Poster Presentation 32nd Lorne Cancer 2020

Characterising immune evasive sub-clones of 4T1 breast cancer cells to identify new effective breast cancer immunotherapy targets (#121)

Louise Baldwin 1 2 , Jessica Yang 1 , Nenad Bartonicek 1 2 , Daniel Roden 1 2 , Alex Swarbrick 1 2 , Simon Junankar 1 2
  1. The Kinghorn Cancer Centre, Garvan Institute of Medical Research, Darlinghurst, NSW, Australia
  2. St Vincent's Clinical School, Faculty of Medicine UNSW Sydney, Darlinghurst, NSW, Australia

As cancers develop and spread they must continually evade immune destruction. Understanding mechanisms of immune evasion in cancer is clinically significant because of the remarkable therapeutic response of some cancer patients treated with the immune checkpoint inhibitors. Breast cancer is known to be highly immune evasive and responds poorly to the current immunotherapies, indicating a need for alternative immune pathways to be targeted. However, cell intrinsic mechanisms of immune evasion in breast cancer are largely unknown.

DNA barcoding technology offers new perspectives on immune evasion. By stably integrating each cell with a unique DNA barcode sequence, we can study clonal immune evasion in vivo. Using this technology, we previously identified cancer cell clones from the 4T1 murine mammary carcinoma cell line that are highly enriched in lung metastases following treatment with combination immunotherapy (anti-CTLA-4 plus anti-PD-1). We have now isolated these specific highly immune evasive clones and established them as clonal cell lines. These evasive clones show differences in cell morphology, proliferation and expression of classical MHC I molecules. We are currently analysing bulk RNA sequencing data to compare our highly immune evasive clones to less evasive clones and the bulk 4T1 cell line. We anticipate identifying differences in gene expression that will indicate mechanisms and pathways that enable immune evasion in these cells. Searching publicly available patient datasets will allow us to prioritise clinically relevant candidate genes and pathways for in vivo validation. We aim to identify targetable pathways that sensitise cells to immune destruction in combination with the immune check point inhibitors.

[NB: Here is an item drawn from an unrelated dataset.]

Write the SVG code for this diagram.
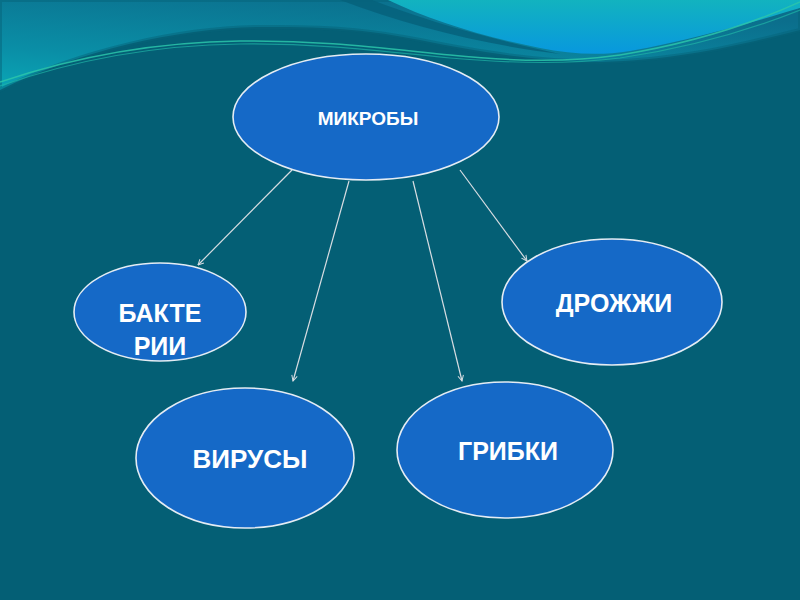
<svg xmlns="http://www.w3.org/2000/svg" width="800" height="600" viewBox="0 0 800 600">
<defs>
<linearGradient id="gTeal" x1="0" y1="1" x2="0.6" y2="0">
<stop offset="0" stop-color="#0aa6b6"/>
<stop offset="0.35" stop-color="#0a8ea6"/>
<stop offset="1" stop-color="#0b6e8c"/>
</linearGradient>
<linearGradient id="gBright" x1="0" y1="0" x2="0" y2="1">
<stop offset="0" stop-color="#12b3bf"/>
<stop offset="1" stop-color="#0898de"/>
</linearGradient>
<marker id="arr" viewBox="0 0 10 10" refX="9" refY="5" markerWidth="7" markerHeight="7" orient="auto" markerUnits="userSpaceOnUse">
<path d="M1,1 L9,5 L1,9" fill="none" stroke="#d8dde2" stroke-width="1.4"/>
</marker>
<style>
.node ellipse { fill: #1569c7; stroke: #e4ecf4; stroke-width: 1.6; }
.node text { fill: #ffffff; font-family: "Liberation Sans", Arial, sans-serif; font-weight: bold; text-anchor: middle; }
.edge { stroke: #d8dde2; stroke-width: 1.2; fill: none; marker-end: url(#arr); }
</style>
</defs>
<rect width="800" height="600" fill="#045f75"/>
<path d="M0,0 H800 V30 C740,45 680,60 600,62 C540,62 480,52 420,40 C380,32 340,26 260,27 C180,28 80,50 0,90 Z" fill="url(#gTeal)"/>
<path d="M0,0 H800 V30 C740,45 680,60 600,62 C540,62 480,52 420,40 C380,32 340,26 260,27 C180,28 80,50 0,90 Z" fill="none" stroke="#056479" stroke-width="4" opacity="0.5"/>
<path d="M340,0 L372,0 C425,20 485,38 560,54 C480,44 410,26 340,0 Z" fill="#06627b" opacity="0.85"/>
<path d="M388,0 C430,20 480,36 540,48 C570,54 600,56 630,51 C700,38 760,20 800,8 V0 Z" fill="url(#gBright)"/>
<path d="M0,82 C80,55 160,42 240,41 C320,40 380,48 450,55 C520,62 570,62 620,55 C700,42 760,20 800,2" fill="none" stroke="#2cc6aa" stroke-width="1.5" opacity="0.85"/>
<path d="M0,86 C80,58 160,45 240,44 C320,43 380,51 450,58 C520,64 570,64 620,58 C700,46 760,26 800,10" fill="none" stroke="#20b3a6" stroke-width="1.2" opacity="0.7"/>
<g id="connectors">
<line class="edge" x1="292" y1="170" x2="198" y2="265"/>
<line class="edge" x1="349" y1="181" x2="293" y2="381"/>
<line class="edge" x1="413" y1="181" x2="462" y2="381"/>
<line class="edge" x1="460" y1="170" x2="527" y2="261"/>
</g>
<g id="mikroby" class="node">
<ellipse cx="366" cy="117" rx="133" ry="63"/>
<text x="368" y="125" font-size="19">МИКРОБЫ</text>
</g>
<g id="bakterii" class="node">
<ellipse cx="160" cy="312" rx="86" ry="49"/>
<text x="160" y="322" font-size="25">БАКТЕ</text>
<text x="160" y="355" font-size="25">РИИ</text>
</g>
<g id="virusy" class="node">
<ellipse cx="245" cy="458" rx="109" ry="70"/>
<text x="250" y="468" font-size="26">ВИРУСЫ</text>
</g>
<g id="gribki" class="node">
<ellipse cx="505" cy="450" rx="108" ry="68"/>
<text x="508" y="460" font-size="25">ГРИБКИ</text>
</g>
<g id="drozhzhi" class="node">
<ellipse cx="612" cy="302" rx="110" ry="63"/>
<text x="614" y="312" font-size="25">ДРОЖЖИ</text>
</g>
</svg>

We have isolated highly immune evasive clones in the 4T1 murine model of breast cancer. By characterising these cells, we aim to identify new cell intrinsic mechanisms of immune escape in breast cancer. Targeting these newly identified mechanisms of immune evasion may improve patient response when targeted in combination with the immune checkpoint inhibitors and increase long term survival of breast cancer patients.